start Given records
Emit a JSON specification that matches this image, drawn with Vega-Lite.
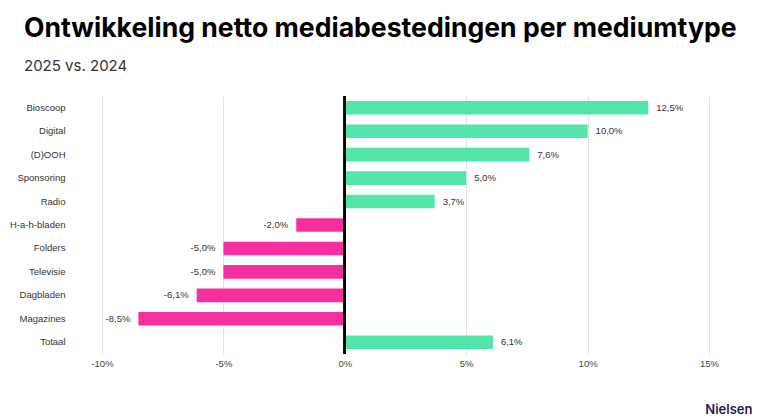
{
  "$schema": "https://vega.github.io/schema/vega-lite/v6.json",
  "width": 607,
  "height": 258,
  "autosize": {"type": "none"},
  "padding": {"left": 102, "top": 96, "right": 51, "bottom": 65},
  "background": "white",
  "title": {
    "text": "Ontwikkeling netto mediabestedingen per mediumtype",
    "subtitle": "2025 vs. 2024",
    "anchor": "start",
    "frame": "group",
    "dx": -78,
    "offset": 21,
    "font": "Inter",
    "fontSize": 26.6,
    "fontWeight": 700,
    "color": "#000000",
    "subtitleFont": "Inter",
    "subtitleFontSize": 15,
    "subtitleColor": "#333333",
    "subtitlePadding": 16
  },
  "data": {
    "values": [
      {"medium": "Bioscoop", "change": 0.125},
      {"medium": "Digital", "change": 0.100},
      {"medium": "(D)OOH", "change": 0.076},
      {"medium": "Sponsoring", "change": 0.050},
      {"medium": "Radio", "change": 0.037},
      {"medium": "H-a-h-bladen", "change": -0.020},
      {"medium": "Folders", "change": -0.050},
      {"medium": "Televisie", "change": -0.050},
      {"medium": "Dagbladen", "change": -0.061},
      {"medium": "Magazines", "change": -0.085},
      {"medium": "Totaal", "change": 0.061}
    ]
  },
  "encoding": {
    "y": {
      "field": "medium",
      "type": "nominal",
      "sort": null,
      "scale": {"paddingInner": 0.42, "paddingOuter": 0.21},
      "axis": {
        "title": null,
        "domain": false,
        "ticks": false,
        "labelPadding": 37,
        "labelFont": "Liberation Sans",
        "labelFontSize": 9.5,
        "labelColor": "#333333"
      }
    },
    "x": {
      "field": "change",
      "type": "quantitative",
      "scale": {"domain": [-0.10, 0.15], "nice": false},
      "axis": {
        "values": [-0.10, -0.05, 0, 0.05, 0.10, 0.15],
        "format": ".0%",
        "domain": false,
        "ticks": false,
        "grid": true,
        "gridColor": "#e3e3e3",
        "gridWidth": 1,
        "labelFlush": false,
        "labelPadding": 4,
        "labelFont": "Liberation Sans",
        "labelFontSize": 9.5,
        "labelColor": "#444444",
        "title": "Nielsen",
        "titleAnchor": "end",
        "titleAlign": "right",
        "titleBaseline": "alphabetic",
        "titleX": 650,
        "titleY": 59,
        "titleFont": "Inter",
        "titleFontSize": 13,
        "titleFontWeight": 600,
        "titleColor": "#1b1f4b"
      }
    }
  },
  "layer": [
    {
      "mark": {"type": "bar"},
      "encoding": {
        "color": {
          "condition": {"test": "datum.change < 0", "value": "#f5309e"},
          "value": "#52e6aa"
        }
      }
    },
    {
      "transform": [{"filter": "datum.change >= 0"}],
      "mark": {"type": "text", "align": "left", "baseline": "middle", "dx": 8, "font": "Liberation Sans", "fontSize": 9.5, "color": "#333333"},
      "encoding": {"text": {"field": "change", "format": ".1%"}}
    },
    {
      "transform": [{"filter": "datum.change < 0"}],
      "mark": {"type": "text", "align": "right", "baseline": "middle", "dx": -8, "font": "Liberation Sans", "fontSize": 9.5, "color": "#333333"},
      "encoding": {"text": {"field": "change", "format": ".1%"}}
    },
    {
      "mark": {"type": "rule", "color": "#000000", "strokeWidth": 2},
      "encoding": {"x": {"datum": 0}, "y": null}
    }
  ],
  "config": {
    "view": {"stroke": null},
    "locale": {
      "number": {
        "decimal": ",",
        "thousands": ".",
        "grouping": [3],
        "currency": ["€", ""],
        "minus": "-"
      }
    }
  }
}
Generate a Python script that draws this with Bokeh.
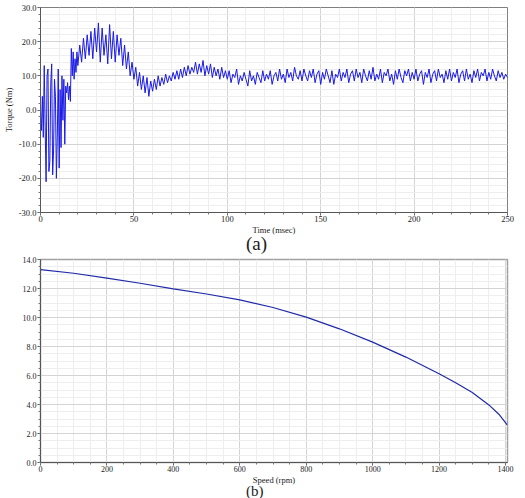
from bokeh.plotting import figure
from bokeh.layouts import column
from bokeh.models import Range1d, FixedTicker, PrintfTickFormatter, Div
from bokeh.embed import file_html
from bokeh.resources import INLINE

# ---------------- data: (a) torque vs time ----------------
time_early_ms = [i * 0.5 for i in range(41)]          # 0 .. 20 ms sampling grid
torque_early_nm = [0.0, -6, 4, -8, 13, -5, -21, 10, 12, -18, -15, 8, 13.5, -19, -12, 9, 4,
                   -20, -8, 12, -17, 6, -11, 10, -3, 9, -10, 7, 5, 8, 3, 7, 2.5, 18, 10, 17,
                   9, 15, 11, 17, 13]
time_late_ms = list(range(21, 251))                   # 21 .. 250 ms sampling grid
torque_late_nm = [
    19, 14, 21, 15, 22, 16, 23, 15, 24, 17,
    25.5, 14, 24, 16, 22, 13.5, 25, 15, 23, 14,
    22, 16, 21, 13, 19, 12, 17, 10, 14, 9,
    12.5, 7, 11, 6, 10, 5, 9.5, 4, 8.5, 5.5,
    9, 6, 10, 7, 9.5, 7.5, 10.5, 8, 10, 8.5,
    11, 9, 11.5, 9, 12, 9.5, 12.5, 10, 13, 10.5,
    12.5, 11, 14, 10.5, 13.5, 11, 14.5, 10, 13, 10.5,
    13.5, 9.5, 12.5, 10, 12, 9, 12.5, 9.5, 11.5, 9,
    11.5, 8, 10.5, 9.5, 12, 7.5, 10, 8.5, 11, 9,
    7, 11.5, 8.5, 10, 7.5, 11, 9.5, 8, 11.5, 8.5,
    10.5, 9, 11.5, 7.5, 10, 11, 8.5, 12, 9, 10.5,
    8, 12, 9.5, 11, 8.5, 12.5, 10, 9, 11.5, 8.5,
    12, 10, 8.5, 11.5, 9.5, 12, 8, 10.5, 11.5, 7.5,
    11, 9, 12, 10, 8, 11.5, 7.5, 10.5, 9.5, 12,
    8.5, 11, 9.5, 12, 8, 10.5, 11.5, 8.5, 12, 9.5,
    11, 8, 12, 10, 8.5, 11.5, 9, 12.5, 8.5, 10.5,
    9, 12, 8, 11, 10, 12, 8.5, 10.5, 7.5, 11.5,
    9, 12, 9.5, 8, 11.5, 10, 12, 8.5, 11, 9,
    12, 8.5, 10.5, 11.5, 7.5, 11, 9.5, 12, 8, 10.5,
    11.5, 8.5, 12, 9.5, 10.5, 8, 11.5, 9, 12, 8.5,
    11, 9.5, 12, 8, 10.5, 11.5, 8.5, 12, 9, 10.5,
    8, 11.5, 9.5, 12, 8.5, 11, 10, 12, 8.5, 11,
    9, 12, 10, 8.5, 11.5, 9.5, 11, 9, 10.5, 9.5,
]
time_ms = time_early_ms + time_late_ms
torque_nm = torque_early_nm + torque_late_nm

time_ticks = [0, 50, 100, 150, 200, 250]
torque_ticks_a = [-30, -20, -10, 0, 10, 20, 30]

# ---------------- data: (b) torque vs speed ----------------
speed_rpm = [0, 100, 200, 300, 400, 500, 600, 700, 800, 900, 1000, 1100,
             1200, 1250, 1300, 1350, 1380, 1405]
torque_speed_nm = [13.3, 13.05, 12.72, 12.36, 11.97, 11.62, 11.22, 10.69, 10.03, 9.22,
                   8.3, 7.27, 6.12, 5.5, 4.83, 3.97, 3.33, 2.6]
speed_ticks = [0, 200, 400, 600, 800, 1000, 1200, 1400]
torque_ticks_b = [0, 2, 4, 6, 8, 10, 12, 14]

FONT = "Liberation Serif"
CSS_FONT = "'Liberation Serif', 'Times New Roman', 'DejaVu Serif', serif"


def style(p, xt, xminor, yt, yminor, yfmt, tick_size):
    p.background_fill_color = "white"
    p.border_fill_color = "white"
    p.xaxis.ticker = FixedTicker(ticks=xt, minor_ticks=xminor)
    p.yaxis.ticker = FixedTicker(ticks=yt, minor_ticks=yminor)
    p.yaxis.formatter = PrintfTickFormatter(format=yfmt)
    for ax in list(p.xaxis) + list(p.yaxis):
        ax.axis_line_color = "#555555"
        ax.major_tick_line_color = "#555555"
        ax.minor_tick_line_color = "#777777"
        ax.major_tick_in = 0
        ax.major_tick_out = 3
        ax.minor_tick_in = 0
        ax.minor_tick_out = 2
        ax.major_label_text_font = FONT
        ax.major_label_text_font_size = tick_size
        ax.major_label_text_color = "#222222"
        ax.major_label_standoff = 1
        ax.axis_label_text_font = FONT
        ax.axis_label_text_font_size = "8.5px"
        ax.axis_label_text_font_style = "normal"
        ax.axis_label_text_color = "#222222"
        ax.axis_label_standoff = 0
    p.xaxis.major_label_standoff = 0
    for g in (p.xgrid, p.ygrid):
        g.grid_line_color = "#d4d4d4"
        g.minor_grid_line_color = "#eeeeee"


def caption(text, height, top_shift, size):
    html = ('<span style="position:absolute; top:%dpx; left:246px; '
            'font-family:%s; font-size:%dpx; line-height:%dpx; '
            'color:#222222; white-space:nowrap;">%s</span>'
            % (top_shift, CSS_FONT, size, size, text))
    return Div(text=html, width=525, height=height, margin=0,
               styles={"overflow": "visible", "position": "relative", "z-index": "10",
                       "font-family": CSS_FONT})


# ---------------- figure (a) ----------------
pa = figure(width=525, height=240, output_backend="svg", toolbar_location=None,
            x_range=Range1d(0, 250), y_range=Range1d(-30, 30),
            min_border_left=35, min_border_right=18, min_border_top=7, min_border_bottom=28)
pa.line(time_ms, torque_nm, line_color="#1a1ae6", line_width=1)
style(pa, time_ticks, list(range(0, 251, 10)), torque_ticks_a, list(range(-30, 31, 2)),
      "%.1f", "8.5px")
pa.xaxis.axis_label = "Time (msec)"
pa.yaxis.axis_label = "Torque (Nm)"
pa.yaxis.axis_label_standoff = 2
pa.outline_line_color = "#7f7f7f"

# ---------------- figure (b) ----------------
pb = figure(width=525, height=236, output_backend="svg", toolbar_location=None,
            x_range=Range1d(0, 1406), y_range=Range1d(0, 14),
            min_border_left=18, min_border_right=6, min_border_top=5, min_border_bottom=28)
pb.line(speed_rpm, torque_speed_nm, line_color="#1f2aa8", line_width=1.2)
style(pb, speed_ticks, list(range(0, 1401, 50)), torque_ticks_b,
      [i * 0.5 for i in range(29)], "%.1f", "8px")
pb.xaxis.axis_label = "Speed (rpm)"
pb.outline_line_color = "#a0a0a0"
pb.outline_line_width = 1.5

cap_a = caption("(a)", 14, -6, 19)
cap_b = caption("(b)", 8, -6, 15)

layout = column(pa, cap_a, pb, cap_b, spacing=0)
open("out.html", "w").write(file_html(layout, INLINE))
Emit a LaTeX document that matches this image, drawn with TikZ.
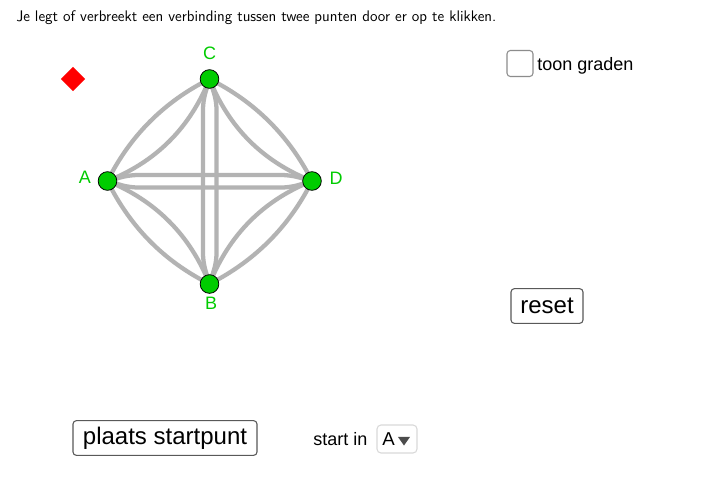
\documentclass[tikz,border=0pt]{standalone}
\usepackage{fontspec}
\setmainfont{Liberation Sans}
\setsansfont{Latin Modern Sans}
\usetikzlibrary{calc,shapes.geometric}
\definecolor{edgegray}{HTML}{B3B3B3}
\definecolor{ptgreen}{HTML}{00CC00}
\definecolor{lblgreen}{HTML}{00CC00}
\tikzset{
  edgeline/.style={draw=edgegray,line width=3.2pt,line cap=round},
  bundle/.style={edgeline,rounded corners=6pt},
  pt/.style={circle,draw=black,line width=0.6pt,fill=ptgreen,minimum size=14pt,inner sep=0pt},
  lbl/.style={text=lblgreen,font=\fontsize{13.5pt}{15pt}\selectfont,inner sep=0pt},
  btn/.style={draw=black!65,line width=0.8pt,rounded corners=2.5pt,fill=white,inner sep=0pt,text=black},
  plain/.style={inner sep=0pt,text=black},
}
\newcommand{\qarc}[3]{\draw[edgeline] (#1) .. controls ($(#1)!0.667!($(#1)+(#3)$)$) and ($(#2)!0.667!($(#1)+(#3)$)$) .. (#2);}
\begin{document}
\begin{tikzpicture}[x=0.75pt,y=-0.75pt]
\useasboundingbox (0,0) rectangle (716,497);
\fill[white] (0,0) rectangle (716,497);
\coordinate (A) at (107.5,181);
\coordinate (C) at (209.5,79);
\coordinate (D) at (312,181);
\coordinate (B) at (209.5,284);
% outer arcs
\qarc{A}{C}{34,-68}
\qarc{C}{D}{68,34}
\qarc{D}{B}{-34,68}
\qarc{B}{A}{-68,-34}
% inner arcs
\qarc{A}{C}{73,-29}
\qarc{C}{D}{29,73}
\qarc{D}{B}{-73,29}
\qarc{B}{A}{-29,-73}
% double straight lines
\draw[bundle] (A) -- ($(A)+(22,-6)$) -- ($(D)+(-22,-6)$) -- (D);
\draw[bundle] (A) -- ($(A)+(22,6.5)$) -- ($(D)+(-22,6.5)$) -- (D);
\draw[bundle] (C) -- ($(C)+(-6.5,22)$) -- ($(B)+(-6.5,-22)$) -- (B);
\draw[bundle] (C) -- ($(C)+(7,22)$) -- ($(B)+(7,-22)$) -- (B);
% points
\node[pt] (nA) at (A) {};
\node[pt] (nC) at (C) {};
\node[pt] (nD) at (D) {};
\node[pt] (nB) at (B) {};
\node[lbl] (lA) at (85,177) {A};
\node[lbl] (lC) at (209.5,53) {C};
\node[lbl] (lD) at (336,178) {D};
\node[lbl] (lB) at (211,303.5) {B};
% red diamond
\node[diamond,fill=red,minimum size=18.5pt,inner sep=0pt] (mark) at (73,79) {};
% top text
\node[plain,anchor=west,font=\sffamily\fontsize{11.5pt}{13pt}\selectfont] (title) at (16,18) {Je legt of verbreekt een verbinding tussen twee punten door er op te klikken.};
% checkbox
\node[draw=black!45,line width=0.8pt,rounded corners=2.5pt,minimum width=19.5pt,minimum height=19.5pt,inner sep=0pt] (box) at (520,63.5) {};
\node[plain,anchor=west,font=\fontsize{13.5pt}{16pt}\selectfont] (toon) at (537,65.5) {toon graden};
% buttons
\node[btn,minimum width=54pt,minimum height=26pt,font=\fontsize{18pt}{20pt}\selectfont] (reset) at (547,306) {\raisebox{-0.8pt}{reset}};
\node[btn,minimum width=138pt,minimum height=26pt,font=\fontsize{18pt}{20pt}\selectfont] (plaats) at (165,438) {\raisebox{-1pt}{plaats startpunt}};
\node[plain,anchor=west,font=\fontsize{13.5pt}{15pt}\selectfont] (start) at (313,439) {start in};
% dropdown
\node[draw=black!15,line width=0.8pt,rounded corners=3pt,minimum width=30pt,minimum height=21pt,inner sep=0pt] (drop) at (397,439) {};
\node[plain,anchor=west,font=\fontsize{14pt}{16pt}\selectfont] (dropA) at (382,439) {A};
\node[isosceles triangle,isosceles triangle apex angle=70,shape border rotate=-90,fill=black!70,minimum size=6.5pt,inner sep=0pt] (arrow) at (404,440) {};
\end{tikzpicture}
\end{document}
end Given records
_What is expected_: From the listing above, copy out each line where the word "matches" appears.

_Full response_:
Emit a JSON specification that matches this image, drawn with Vega-Lite.
Emit a LaTeX document that matches this image, drawn with TikZ.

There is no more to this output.